The "Shaun of the Dead" team takes on action movies. (Memo to Quentin: pay attention.) Also: 'Vacancy" and "The TV Set."

Sergeant Nicholas Angel has a problem, one I think we've all had. He's way too good at his job. As a top London cop, Angel (Simon Pegg) is fearsomely expert in all of the butt-kicker arts, from judo to weaponry to precision jaw-clenching. He's an unstoppable law-enforcement machine, with an arrest record that's 400-percent higher than anyone else's. Naturally, his brother officers hate him -- he's making them look bad. "You can't be the sheriff of London," says his enormously condescending boss (Bill Nighy), before breaking the news that Angel is to be reassigned to a new post in the faraway, leafy tranquility of Sandford, "the safest village in the country."

Angel is a professional, so he dutifully relocates.
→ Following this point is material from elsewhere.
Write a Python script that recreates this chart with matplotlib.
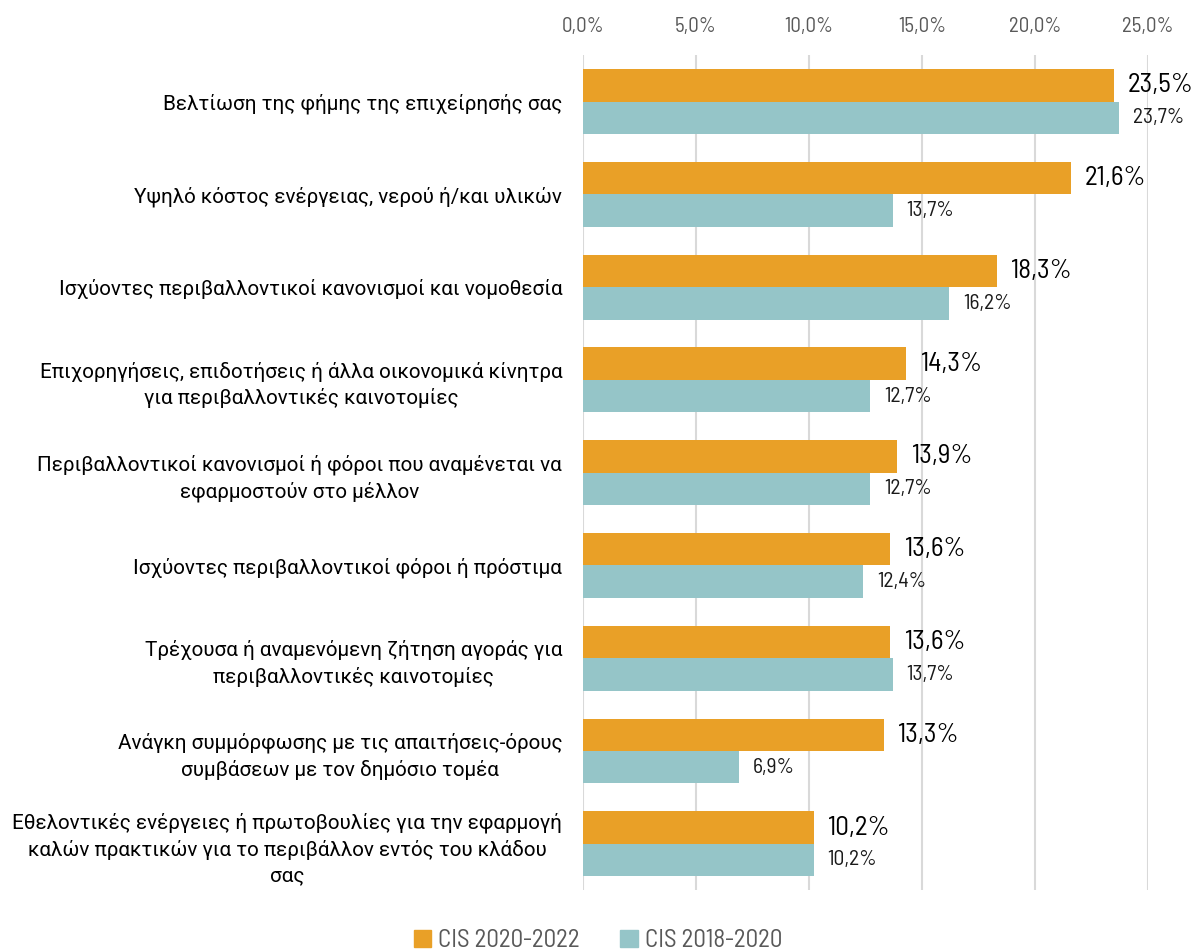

To his dismay, he quickly realizes that Sandford, with its cobbled town square and smothering coziness, is no place for a seasoned lawman -- its most felonious resident is a renegade swan. But Angel is a trained crime-stopper, and he's determined to find some crime to stop. Soon he's rousting beer-sodden teens from the local pub and busting a chubby drunk named Danny Butterman (Nick Frost), who turns out to be a local cop himself, thanks to his dotty dad (Jim Broadbent), the chief of police.

Inevitably, Danny and Angel are soon teamed as partners. Danny, an action-movie buff who worships at the shrine of "Point Break," is thrilled -- to him, Angel is the personification of big-city cop action, a fantasy world in which bullets crowd the air like high-caliber locusts and the favored mode of public transport is the car chase. Angel advises Danny to banish such thoughts; amid gathering clouds of despair, he's pretty much banished them himself.

But as he begins training his outsider's eye more closely on the Sandford scene, unsettling patterns begin to emerge. True, there hasn't been a murder recorded in the town for 20 years. But there's certainly been no shortage of deaths, either -- most recently the skull-pulverizing demise of a troublesome journalist who happened to be standing in exactly the wrong spot one night when a large chunk of stone came plummeting down on him. "Have you ever wondered," Angel asks his sleepwalking colleagues, "why the crime rate is so low, and yet the accident rate is so high?"

No, they haven't. Nor have they paid much attention to the town's grinningly sinister supermarket magnate (Timothy Dalton) who says things like, "I'm sure if we bashed your head in, all sorts of secrets might come tumbling out." Or the local Neighborhood Watch group that likes to don dark robes for its late-night meetings, and is determined to win an upcoming "best village" competition by any means necessary. There's also an old geezer with a barn full of guns -- although he's actually okay: his lethal weaponry comes in very handy when a hooded slasher starts stalking the town, at which point it becomes clear that only Angel and Danny have the gumption to stop him.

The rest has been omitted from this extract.